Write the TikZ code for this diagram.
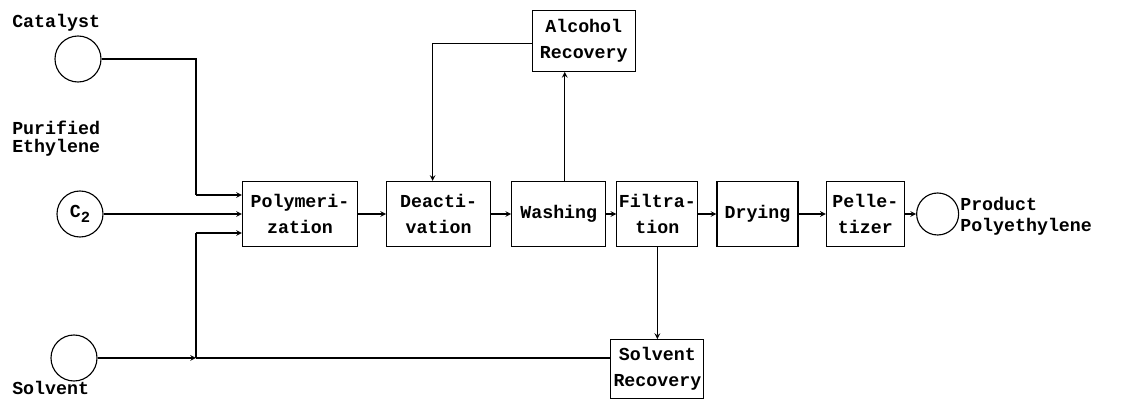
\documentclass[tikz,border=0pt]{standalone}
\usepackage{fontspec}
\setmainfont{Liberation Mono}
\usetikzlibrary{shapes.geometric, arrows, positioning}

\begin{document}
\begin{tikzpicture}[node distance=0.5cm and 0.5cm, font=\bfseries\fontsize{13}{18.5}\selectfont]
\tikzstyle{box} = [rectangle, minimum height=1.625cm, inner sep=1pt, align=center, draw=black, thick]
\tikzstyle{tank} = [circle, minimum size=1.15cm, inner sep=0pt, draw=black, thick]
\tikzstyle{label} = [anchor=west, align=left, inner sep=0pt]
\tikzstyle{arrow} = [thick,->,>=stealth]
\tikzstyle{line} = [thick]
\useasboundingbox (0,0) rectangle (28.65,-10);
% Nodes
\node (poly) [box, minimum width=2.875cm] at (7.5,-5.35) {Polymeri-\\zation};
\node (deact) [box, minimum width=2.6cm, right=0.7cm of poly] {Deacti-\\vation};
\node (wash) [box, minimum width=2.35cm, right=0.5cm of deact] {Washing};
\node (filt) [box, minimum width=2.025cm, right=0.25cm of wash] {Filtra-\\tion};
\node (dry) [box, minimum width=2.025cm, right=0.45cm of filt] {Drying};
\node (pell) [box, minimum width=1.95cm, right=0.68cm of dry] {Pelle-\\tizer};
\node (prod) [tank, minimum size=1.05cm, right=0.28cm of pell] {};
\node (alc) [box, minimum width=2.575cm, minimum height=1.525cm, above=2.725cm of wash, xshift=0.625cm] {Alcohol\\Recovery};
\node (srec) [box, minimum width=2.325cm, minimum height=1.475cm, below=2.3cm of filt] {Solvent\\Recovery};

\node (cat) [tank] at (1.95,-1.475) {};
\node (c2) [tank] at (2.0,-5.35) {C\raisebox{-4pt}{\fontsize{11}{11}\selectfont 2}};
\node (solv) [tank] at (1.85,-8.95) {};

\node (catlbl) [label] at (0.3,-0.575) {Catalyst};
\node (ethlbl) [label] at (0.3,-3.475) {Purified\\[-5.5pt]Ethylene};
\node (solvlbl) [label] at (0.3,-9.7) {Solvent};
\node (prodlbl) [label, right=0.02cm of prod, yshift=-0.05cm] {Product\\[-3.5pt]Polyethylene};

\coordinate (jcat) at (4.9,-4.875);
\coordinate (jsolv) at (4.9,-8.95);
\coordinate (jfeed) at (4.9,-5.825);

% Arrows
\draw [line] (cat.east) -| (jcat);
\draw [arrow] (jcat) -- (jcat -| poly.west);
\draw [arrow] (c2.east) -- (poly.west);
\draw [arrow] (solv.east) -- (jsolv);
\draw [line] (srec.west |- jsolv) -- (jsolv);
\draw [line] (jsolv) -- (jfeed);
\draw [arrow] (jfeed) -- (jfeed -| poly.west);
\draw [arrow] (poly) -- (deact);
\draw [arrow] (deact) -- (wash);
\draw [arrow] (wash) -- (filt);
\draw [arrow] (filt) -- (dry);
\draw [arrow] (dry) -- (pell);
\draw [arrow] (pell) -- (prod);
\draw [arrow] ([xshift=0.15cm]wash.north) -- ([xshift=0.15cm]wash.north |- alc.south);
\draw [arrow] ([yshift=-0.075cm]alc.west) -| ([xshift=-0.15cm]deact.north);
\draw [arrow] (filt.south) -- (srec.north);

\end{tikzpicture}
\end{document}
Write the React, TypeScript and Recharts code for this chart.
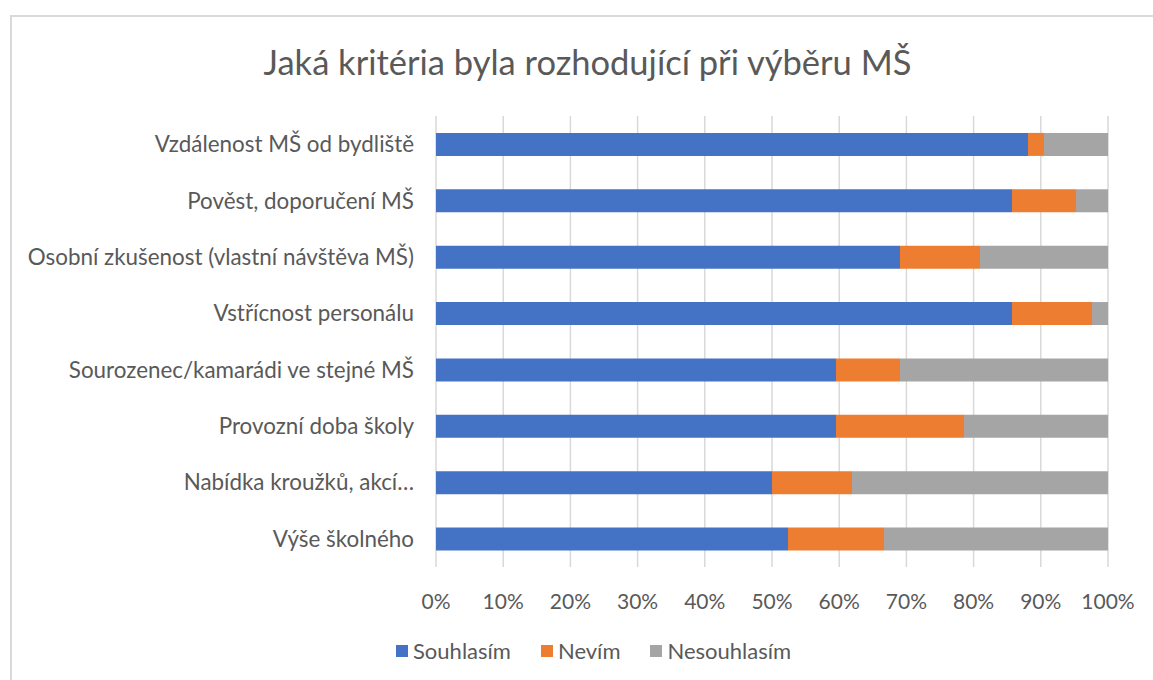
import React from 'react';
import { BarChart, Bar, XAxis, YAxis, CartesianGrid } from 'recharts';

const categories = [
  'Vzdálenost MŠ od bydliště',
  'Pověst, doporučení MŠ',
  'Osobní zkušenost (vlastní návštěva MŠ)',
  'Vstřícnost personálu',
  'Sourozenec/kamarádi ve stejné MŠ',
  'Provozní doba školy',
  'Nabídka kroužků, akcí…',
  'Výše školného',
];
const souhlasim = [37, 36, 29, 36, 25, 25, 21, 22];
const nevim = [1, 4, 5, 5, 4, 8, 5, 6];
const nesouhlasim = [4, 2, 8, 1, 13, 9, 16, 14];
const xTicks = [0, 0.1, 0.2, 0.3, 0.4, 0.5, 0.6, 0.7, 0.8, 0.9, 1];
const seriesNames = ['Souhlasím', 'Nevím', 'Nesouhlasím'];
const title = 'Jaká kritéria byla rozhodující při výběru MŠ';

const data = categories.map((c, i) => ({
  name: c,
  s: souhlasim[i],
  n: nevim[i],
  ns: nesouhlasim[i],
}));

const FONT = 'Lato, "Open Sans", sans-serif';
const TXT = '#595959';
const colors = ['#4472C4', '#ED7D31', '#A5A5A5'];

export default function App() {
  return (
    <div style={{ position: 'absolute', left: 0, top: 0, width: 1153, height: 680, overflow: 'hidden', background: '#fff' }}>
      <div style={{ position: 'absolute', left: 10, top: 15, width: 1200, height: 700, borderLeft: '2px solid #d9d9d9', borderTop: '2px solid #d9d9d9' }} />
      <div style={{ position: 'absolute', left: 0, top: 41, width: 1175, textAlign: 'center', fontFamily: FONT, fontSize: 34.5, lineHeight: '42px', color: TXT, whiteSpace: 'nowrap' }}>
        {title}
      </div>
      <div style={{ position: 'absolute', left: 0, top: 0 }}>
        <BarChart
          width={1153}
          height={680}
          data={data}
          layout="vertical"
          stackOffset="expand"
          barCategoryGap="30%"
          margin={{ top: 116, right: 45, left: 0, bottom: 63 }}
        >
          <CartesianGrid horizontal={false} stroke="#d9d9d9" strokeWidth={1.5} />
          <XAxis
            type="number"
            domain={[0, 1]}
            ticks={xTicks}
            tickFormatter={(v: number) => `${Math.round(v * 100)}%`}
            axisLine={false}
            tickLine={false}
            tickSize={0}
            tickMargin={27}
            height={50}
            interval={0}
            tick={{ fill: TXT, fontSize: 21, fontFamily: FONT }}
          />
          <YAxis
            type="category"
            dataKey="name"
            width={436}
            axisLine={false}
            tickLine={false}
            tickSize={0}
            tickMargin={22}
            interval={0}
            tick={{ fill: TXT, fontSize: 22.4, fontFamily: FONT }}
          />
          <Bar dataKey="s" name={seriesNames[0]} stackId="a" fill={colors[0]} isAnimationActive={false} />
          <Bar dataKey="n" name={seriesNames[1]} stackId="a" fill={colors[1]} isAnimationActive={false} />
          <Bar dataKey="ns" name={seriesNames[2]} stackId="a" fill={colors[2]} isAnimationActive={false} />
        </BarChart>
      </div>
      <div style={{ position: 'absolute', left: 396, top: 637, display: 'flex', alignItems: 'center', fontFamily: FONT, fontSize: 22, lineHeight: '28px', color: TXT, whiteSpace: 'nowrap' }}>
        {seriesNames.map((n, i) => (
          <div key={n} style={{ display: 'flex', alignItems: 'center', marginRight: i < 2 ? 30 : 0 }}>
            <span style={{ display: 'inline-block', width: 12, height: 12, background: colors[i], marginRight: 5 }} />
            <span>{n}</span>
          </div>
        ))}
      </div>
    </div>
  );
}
============================================================
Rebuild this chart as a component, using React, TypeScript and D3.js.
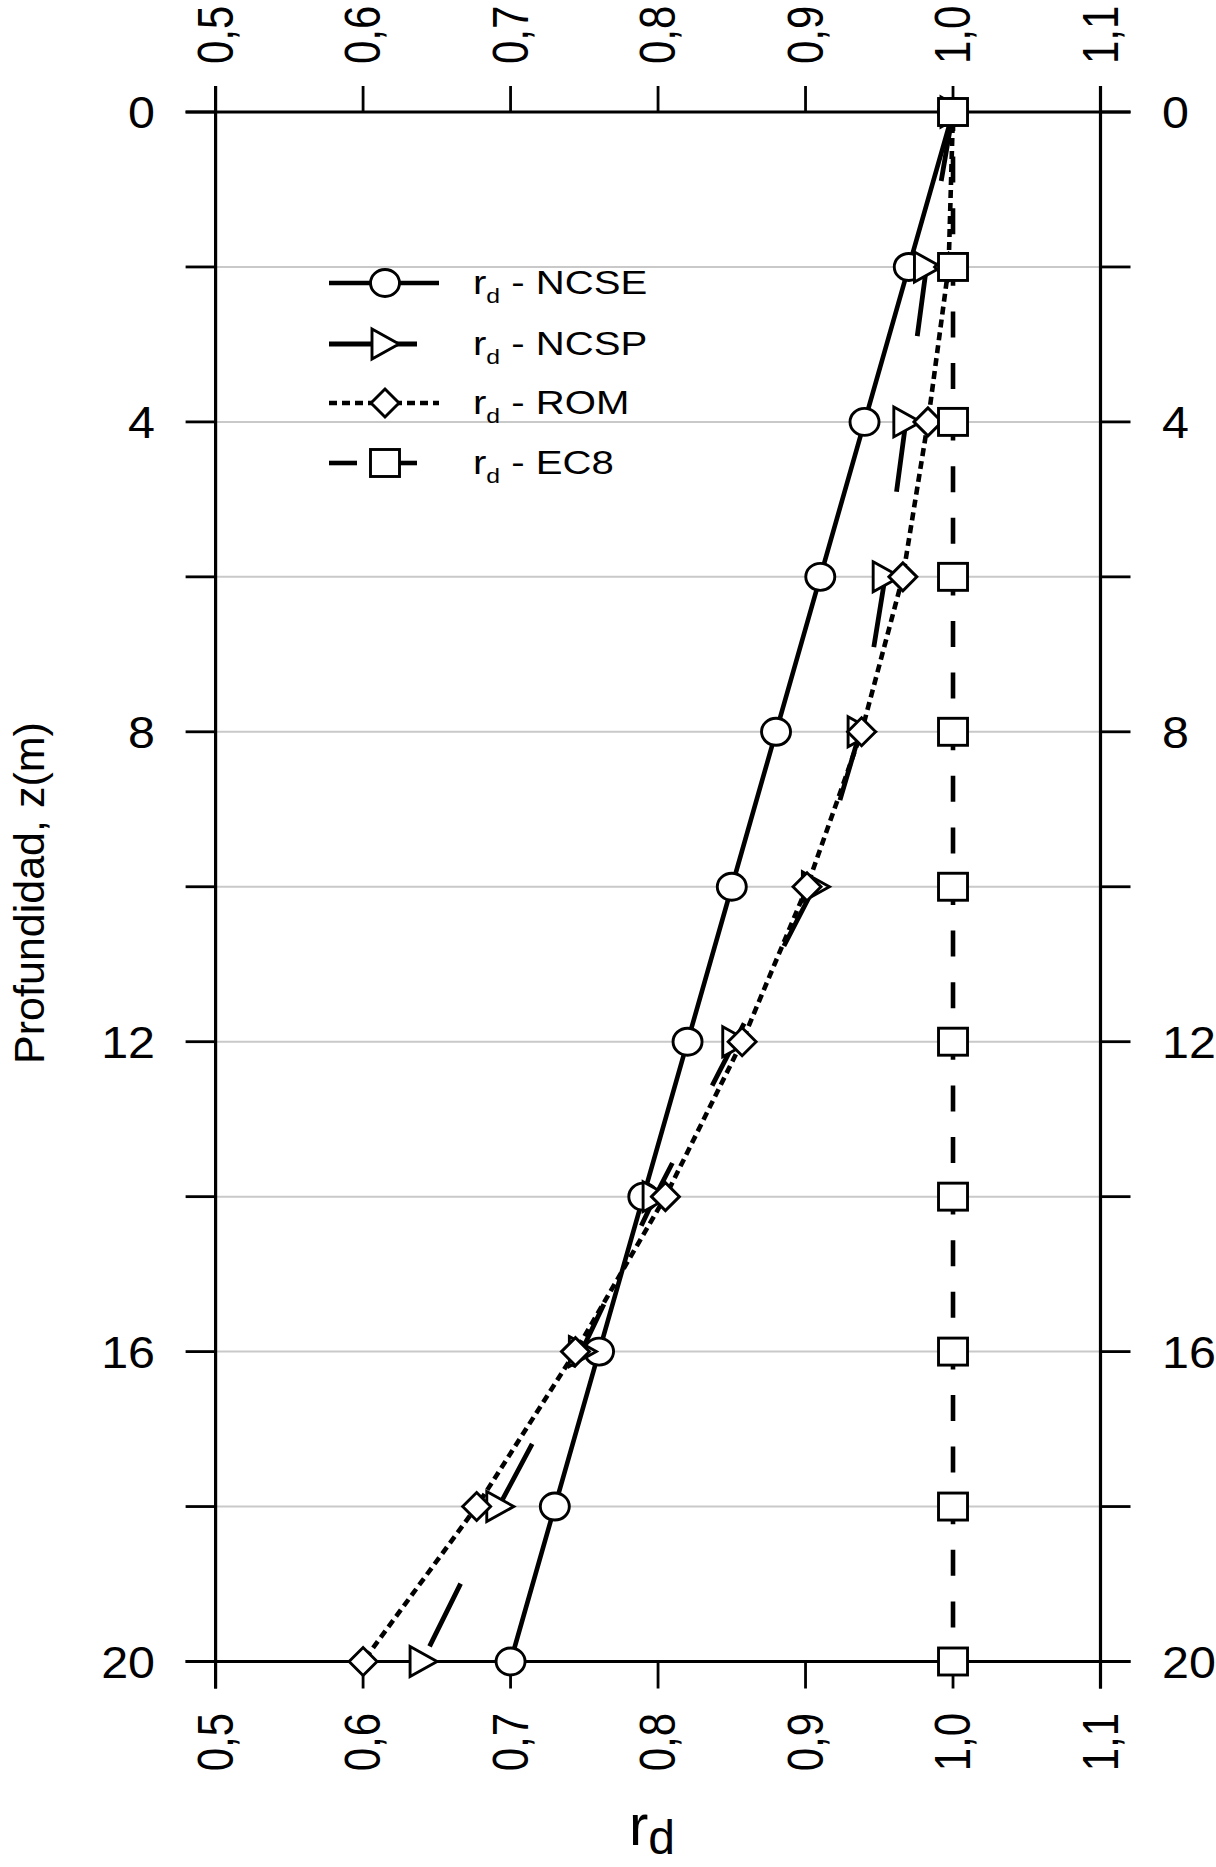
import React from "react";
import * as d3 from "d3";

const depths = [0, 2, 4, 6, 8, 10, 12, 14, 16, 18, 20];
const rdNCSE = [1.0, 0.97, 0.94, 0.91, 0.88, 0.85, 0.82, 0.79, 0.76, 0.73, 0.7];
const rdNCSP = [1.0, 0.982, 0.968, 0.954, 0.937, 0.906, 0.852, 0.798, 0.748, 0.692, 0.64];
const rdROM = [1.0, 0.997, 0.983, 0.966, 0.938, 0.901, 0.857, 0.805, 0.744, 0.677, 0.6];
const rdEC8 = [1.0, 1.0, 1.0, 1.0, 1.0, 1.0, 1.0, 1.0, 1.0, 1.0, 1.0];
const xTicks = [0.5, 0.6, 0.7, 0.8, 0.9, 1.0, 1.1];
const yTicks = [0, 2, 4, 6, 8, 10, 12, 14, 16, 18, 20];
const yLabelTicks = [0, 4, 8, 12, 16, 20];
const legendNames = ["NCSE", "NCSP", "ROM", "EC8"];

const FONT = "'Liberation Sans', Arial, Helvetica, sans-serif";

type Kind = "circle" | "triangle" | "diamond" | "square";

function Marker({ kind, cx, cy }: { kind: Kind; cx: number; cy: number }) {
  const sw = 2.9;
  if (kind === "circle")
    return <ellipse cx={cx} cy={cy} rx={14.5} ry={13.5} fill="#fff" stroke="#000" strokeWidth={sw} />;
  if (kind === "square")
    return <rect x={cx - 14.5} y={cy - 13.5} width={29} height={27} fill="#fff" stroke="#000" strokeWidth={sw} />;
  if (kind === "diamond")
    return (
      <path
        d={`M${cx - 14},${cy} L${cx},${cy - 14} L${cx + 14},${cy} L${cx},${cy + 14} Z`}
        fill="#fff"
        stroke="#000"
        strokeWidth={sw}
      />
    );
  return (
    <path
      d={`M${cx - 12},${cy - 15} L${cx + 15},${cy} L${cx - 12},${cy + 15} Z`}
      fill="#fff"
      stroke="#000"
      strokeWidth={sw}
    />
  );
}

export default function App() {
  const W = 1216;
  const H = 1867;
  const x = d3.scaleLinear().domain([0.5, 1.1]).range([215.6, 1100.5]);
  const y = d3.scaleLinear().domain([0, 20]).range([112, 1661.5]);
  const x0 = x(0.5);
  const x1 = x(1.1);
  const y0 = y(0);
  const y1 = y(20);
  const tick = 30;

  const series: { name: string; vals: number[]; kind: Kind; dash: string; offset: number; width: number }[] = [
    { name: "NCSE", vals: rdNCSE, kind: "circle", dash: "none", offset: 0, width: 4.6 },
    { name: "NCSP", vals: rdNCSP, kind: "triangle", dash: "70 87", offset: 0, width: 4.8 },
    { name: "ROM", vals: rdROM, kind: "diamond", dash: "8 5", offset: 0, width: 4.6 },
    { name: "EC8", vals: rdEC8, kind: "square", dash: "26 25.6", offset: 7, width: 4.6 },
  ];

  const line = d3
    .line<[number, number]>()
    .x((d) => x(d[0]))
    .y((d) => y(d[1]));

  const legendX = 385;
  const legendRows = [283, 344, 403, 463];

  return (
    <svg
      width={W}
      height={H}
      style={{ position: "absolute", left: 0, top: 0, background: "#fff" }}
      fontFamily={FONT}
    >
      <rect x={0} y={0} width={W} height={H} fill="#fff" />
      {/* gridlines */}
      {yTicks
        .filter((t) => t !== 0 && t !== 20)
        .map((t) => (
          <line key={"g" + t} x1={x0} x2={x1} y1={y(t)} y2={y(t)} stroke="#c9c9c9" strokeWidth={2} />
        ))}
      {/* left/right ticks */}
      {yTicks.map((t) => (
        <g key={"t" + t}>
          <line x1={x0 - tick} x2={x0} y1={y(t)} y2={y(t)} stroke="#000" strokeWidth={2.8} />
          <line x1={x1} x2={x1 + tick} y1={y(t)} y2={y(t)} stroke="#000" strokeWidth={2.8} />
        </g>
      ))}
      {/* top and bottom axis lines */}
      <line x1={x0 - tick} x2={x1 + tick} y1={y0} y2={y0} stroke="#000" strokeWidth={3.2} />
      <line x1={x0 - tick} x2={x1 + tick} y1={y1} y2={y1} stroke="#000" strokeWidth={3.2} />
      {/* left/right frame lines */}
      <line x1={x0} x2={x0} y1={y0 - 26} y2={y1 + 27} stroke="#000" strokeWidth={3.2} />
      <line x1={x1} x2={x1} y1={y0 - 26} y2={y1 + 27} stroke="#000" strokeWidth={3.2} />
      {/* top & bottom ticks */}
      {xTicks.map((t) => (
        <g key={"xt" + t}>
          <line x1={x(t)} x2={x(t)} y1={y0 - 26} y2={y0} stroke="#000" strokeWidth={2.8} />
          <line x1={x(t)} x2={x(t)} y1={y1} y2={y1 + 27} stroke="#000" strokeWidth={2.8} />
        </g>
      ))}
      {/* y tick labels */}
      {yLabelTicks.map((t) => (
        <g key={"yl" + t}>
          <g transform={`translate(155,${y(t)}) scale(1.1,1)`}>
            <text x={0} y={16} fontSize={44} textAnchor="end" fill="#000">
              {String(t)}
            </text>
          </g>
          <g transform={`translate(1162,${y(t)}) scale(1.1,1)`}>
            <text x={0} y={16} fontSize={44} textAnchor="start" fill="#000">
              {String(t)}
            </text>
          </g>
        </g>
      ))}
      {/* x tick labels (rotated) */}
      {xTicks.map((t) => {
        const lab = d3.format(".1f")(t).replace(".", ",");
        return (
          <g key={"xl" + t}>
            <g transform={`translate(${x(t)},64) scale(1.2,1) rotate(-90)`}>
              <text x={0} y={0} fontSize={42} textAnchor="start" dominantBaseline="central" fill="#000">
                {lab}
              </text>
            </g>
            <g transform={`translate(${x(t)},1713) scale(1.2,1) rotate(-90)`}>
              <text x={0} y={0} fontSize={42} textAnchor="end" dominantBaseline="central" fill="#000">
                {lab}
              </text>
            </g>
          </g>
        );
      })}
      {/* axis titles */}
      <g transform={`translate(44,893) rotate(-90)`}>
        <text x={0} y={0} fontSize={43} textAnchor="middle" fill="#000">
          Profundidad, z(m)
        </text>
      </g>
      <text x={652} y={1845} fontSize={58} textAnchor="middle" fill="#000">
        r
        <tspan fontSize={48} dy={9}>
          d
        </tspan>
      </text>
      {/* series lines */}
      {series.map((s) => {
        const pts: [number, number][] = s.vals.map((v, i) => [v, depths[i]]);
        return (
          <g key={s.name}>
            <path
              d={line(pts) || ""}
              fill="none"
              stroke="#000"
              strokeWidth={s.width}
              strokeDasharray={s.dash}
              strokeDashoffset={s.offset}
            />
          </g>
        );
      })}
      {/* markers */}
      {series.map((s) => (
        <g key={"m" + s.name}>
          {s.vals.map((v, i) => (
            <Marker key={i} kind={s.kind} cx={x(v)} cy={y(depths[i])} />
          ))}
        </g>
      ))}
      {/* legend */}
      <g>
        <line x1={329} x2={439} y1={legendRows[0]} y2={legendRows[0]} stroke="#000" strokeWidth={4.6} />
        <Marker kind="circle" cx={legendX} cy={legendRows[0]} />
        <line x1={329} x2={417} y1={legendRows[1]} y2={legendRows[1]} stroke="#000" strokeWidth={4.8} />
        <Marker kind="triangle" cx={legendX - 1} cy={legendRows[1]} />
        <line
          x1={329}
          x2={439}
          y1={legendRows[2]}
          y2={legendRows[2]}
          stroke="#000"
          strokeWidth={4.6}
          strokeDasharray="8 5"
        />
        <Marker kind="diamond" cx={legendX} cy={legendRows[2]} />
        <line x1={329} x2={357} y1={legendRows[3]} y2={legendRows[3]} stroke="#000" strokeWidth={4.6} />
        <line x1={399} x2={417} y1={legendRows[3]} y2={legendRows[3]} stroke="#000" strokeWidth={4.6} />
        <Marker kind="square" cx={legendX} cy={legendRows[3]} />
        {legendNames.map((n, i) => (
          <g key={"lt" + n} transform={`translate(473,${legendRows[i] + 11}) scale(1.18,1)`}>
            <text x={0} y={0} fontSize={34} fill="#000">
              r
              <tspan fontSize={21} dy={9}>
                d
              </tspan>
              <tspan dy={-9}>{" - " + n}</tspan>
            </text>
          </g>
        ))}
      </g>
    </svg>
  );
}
============================================================
Do this >>
Write out the lines running from the one that contains "Rebuild this chart" through the one that contains "import * as", ends included, and nothing else. Pictures stay out of the copy.

Finished exercise >>
Rebuild this chart as a component, using React, TypeScript and D3.js.
import React from "react";
import * as d3 from "d3";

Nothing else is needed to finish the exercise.